Être francophone en Ontario a toujours été une situation pénible, humiliante et propice aux discriminations, au quotidien. Quelques défenseurs se sont levés contre cette oppression ; mais leurs noms ont été négligés dans beaucoup de livres d’histoire du Canada.
S’il existe plusieurs ouvrages consacrés à l’histoire des Canadiens français de l’Ontario – comme on le disait autrefois –, aucun n’avait encore fait la rencontre individuelle de ses principaux porte-paroles. Déjà auteur de trois études rigoureuses axées sur la francophonie canadienne, dont l’excellent Deux poids deux langues. Brève histoire de la dualité linguistique au Canada (Septentrion, 2019), Serge Dupuis distingue son approche de celle de ses prédécesseurs comme Yves Frenette, Chad Gaffield et Paul-François Sylvestre en introduisant le concept de « champs relationnels de l’Ontario français », et se base sur ses longs entretiens avec d’anciens représentants de l’Assemblée de la francophonie de l’Ontario (AFO et autres acronymes), qui a célébré ses 110 ans en 2020. L’histoire de l’Ontario français pourrait se résumer à une suite d’attaques antifrancophones et de politiques discriminatoires émanant de trois instances : des groupes de pression plus ou moins organisés (comme les orangistes), du gouvernement provincial ontarien (et particulièrement le Parti conservateur) et d’une partie de la société civile de langue anglaise.

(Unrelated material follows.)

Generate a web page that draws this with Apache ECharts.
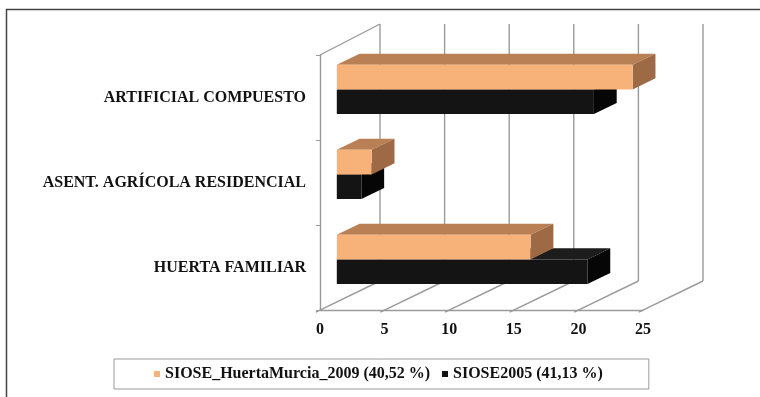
<!DOCTYPE html>
<html>
<head>
<meta charset="utf-8">
<style>
  html, body { margin: 0; padding: 0; background: #fff; }
  #chart { width: 760px; height: 397px; }
</style>
<script src="https://cdn.jsdelivr.net/npm/echarts@6/dist/echarts.min.js"></script>
</head>
<body>
<div id="chart"></div>
<script>
// Land-cover classes (bottom to top) and their share, in percent
const categories = ['HUERTA FAMILIAR', 'ASENT. AGRÍCOLA RESIDENCIAL', 'ARTIFICIAL COMPUESTO'];
const huertaMurcia2009 = [15.0, 2.7, 22.9];
const siose2005 = [19.4, 1.9, 19.9];
const xTicks = [0, 5, 10, 15, 20, 25];
const seriesNames = ['SIOSE_HuertaMurcia_2009 (40,52 %)', 'SIOSE2005 (41,13 %)'];

// Pseudo-3D projection: offset of the back wall relative to the front plane
const DX = 60, DY = -29;
// Bars sit between these fractions of the depth
const D0 = 0.28, D1 = 0.66;
const FONT = "'Liberation Serif', 'Times New Roman', serif";

const chart = echarts.init(document.getElementById('chart'), null, { renderer: 'canvas' });

function wallRenderer(params, api) {
  const cs = params.coordSys;
  const v = api.value(0);
  const p = api.coord([v, 0]);
  const x = p[0];
  const top = cs.y, bottom = cs.y + cs.height;
  const lineStyle = { stroke: '#9a9a9a', lineWidth: 1.4 };
  const children = [
    { type: 'line', shape: { x1: x + DX, y1: top + DY - 2, x2: x + DX, y2: bottom + DY }, style: lineStyle },
    { type: 'line', shape: { x1: x - 0.07 * DX, y1: bottom - 0.07 * DY, x2: x + DX, y2: bottom + DY }, style: lineStyle }
  ];
  if (v === 0) {
    children.push({ type: 'line', shape: { x1: x, y1: top, x2: x + DX, y2: top + DY - 2 }, style: lineStyle });
  }
  return { type: 'group', children: children };
}

function barRenderer(slot, front, topColor, side) {
  return function (params, api) {
    const catIdx = api.value(1);
    const val = api.value(0);
    const c0 = api.coord([0, catIdx]);
    const c1 = api.coord([val, catIdx]);
    const band = api.size([0, 1])[1];
    const bh = band * 0.29;
    const fx = D0 * DX, fy = D0 * DY;
    const ddx = (D1 - D0) * DX, ddy = (D1 - D0) * DY;
    const y0 = c0[1] + (slot === 0 ? -bh : 0) + fy;
    const x0 = c0[0] + fx, x1 = c1[0] + fx;
    return {
      type: 'group',
      children: [
        { type: 'polygon', shape: { points: [[x0, y0], [x1, y0], [x1 + ddx, y0 + ddy], [x0 + ddx, y0 + ddy]] },
          style: { fill: topColor } },
        { type: 'polygon', shape: { points: [[x1, y0], [x1, y0 + bh], [x1 + ddx, y0 + bh + ddy], [x1 + ddx, y0 + ddy]] },
          style: { fill: side } },
        { type: 'rect', shape: { x: x0, y: y0, width: x1 - x0, height: bh },
          style: { fill: front } }
      ]
    };
  };
}

const option = {
  animation: false,
  backgroundColor: '#ffffff',
  graphic: [{
    type: 'rect',
    shape: { x: 6.5, y: 9.5, width: 900, height: 900 },
    style: { fill: 'none', stroke: '#444', lineWidth: 1.5 },
    silent: true
  }],
  grid: { left: 320, right: 117, top: 55, bottom: 87 },
  legend: {
    left: 114,
    top: 359,
    padding: [7, 46, 7, 40],
    borderColor: '#9a9a9a',
    borderWidth: 1,
    itemWidth: 6,
    itemHeight: 6,
    itemGap: 12,
    icon: 'rect',
    data: seriesNames,
    textStyle: { fontFamily: FONT, fontWeight: 'bold', fontSize: 16, color: '#111' }
  },
  xAxis: {
    type: 'value',
    min: 0,
    max: 25,
    interval: 5,
    axisLine: { show: true, lineStyle: { color: '#9a9a9a', width: 1.4 } },
    axisTick: { show: false },
    splitLine: { show: false },
    axisLabel: { margin: 12, fontFamily: FONT, fontWeight: 'bold', fontSize: 16, color: '#111' }
  },
  yAxis: {
    type: 'category',
    data: categories,
    boundaryGap: true,
    axisLine: { show: true, lineStyle: { color: '#9a9a9a', width: 1.4 } },
    axisTick: { show: true, length: 4, lineStyle: { color: '#9a9a9a' } },
    axisLabel: { margin: 14, fontFamily: FONT, fontWeight: 'bold', fontSize: 16, color: '#111' }
  },
  series: [
    {
      type: 'custom',
      name: 'walls',
      silent: true,
      renderItem: wallRenderer,
      encode: { x: 0 },
      data: xTicks.map(v => [v])
    },
    {
      type: 'custom',
      name: seriesNames[1],
      color: '#111111',
      renderItem: barRenderer(1, '#141414', '#1c1c1c', '#060606'),
      encode: { x: 0, y: 1 },
      data: siose2005.map((v, i) => [v, i])
    },
    {
      type: 'custom',
      name: seriesNames[0],
      color: '#f7b27a',
      renderItem: barRenderer(0, '#f7b27a', '#b97f55', '#9d6a45'),
      encode: { x: 0, y: 1 },
      data: huertaMurcia2009.map((v, i) => [v, i])
    }
  ]
};

chart.setOption(option);
</script>
</body>
</html>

En plus de citer moult déclarations provenant des penseurs de la cause franco-ontarienne, Serge Dupuis mentionne une multitude d’écrits révélateurs et méconnus, dont cet article emblématique (1963) par Aimé Arvisais cité par Dupuis, qui résumait en seulement trois phrases toute la problématique de la minorité de langue française depuis deux siècles : « Nous sommes fatigués d’être des citoyens de deuxième classe et nous voulons être parfaitement chez nous d’un bout à l’autre du Canada. Ce que la minorité franco-ontarienne veut à tout point de vue, c’est de recevoir au moins un traitement identique à celui que reçoit la minorité anglaise du Québec […]. Si l’élément anglais du Québec était traité avec la même discrimination dont souffre l’élément français en Ontario et ailleurs au Canada, il s’ensuivrait une clameur générale non seulement dans tout le Canada mais dans le monde entier envers une pareille injustice ».
Il y a plus d’un siècle, en 1915, un autre porte-parole franco-ontarien, Philippe Landry que cite également Dupuis, considérait le traitement de la minorité franco-ontarienne comme une forme de racisme, alors que le concept de nation était confondu avec celui de « race » : « Prise entre deux feux, combattue par les Orangistes, trahie par les Irlandais-Catholiques […], la race Canadienne-française, qui ne veut pas mourir, s’adresse au plus haut tribunal de l’Empire Britannique pour en obtenir cette justice que les coloniaux lui refusent par fanatisme et par esprit de race ».
Si la minorisation des francophones persiste et s’aggrave en Ontario, celle-ci s’inscrit dans un processus d’anglicisation, reconfirmé par la diminution de leur poids démographique et les statistiques du mathématicien Charles Castonguay (Le français en chute libre, L’aut’journal). Cet ouvrage instructif mais parfois enrageant aurait très bien pu s’intituler « Histoire d’une résistance en Ontario » ou « Histoire de la lente disparition du français en Ontario ».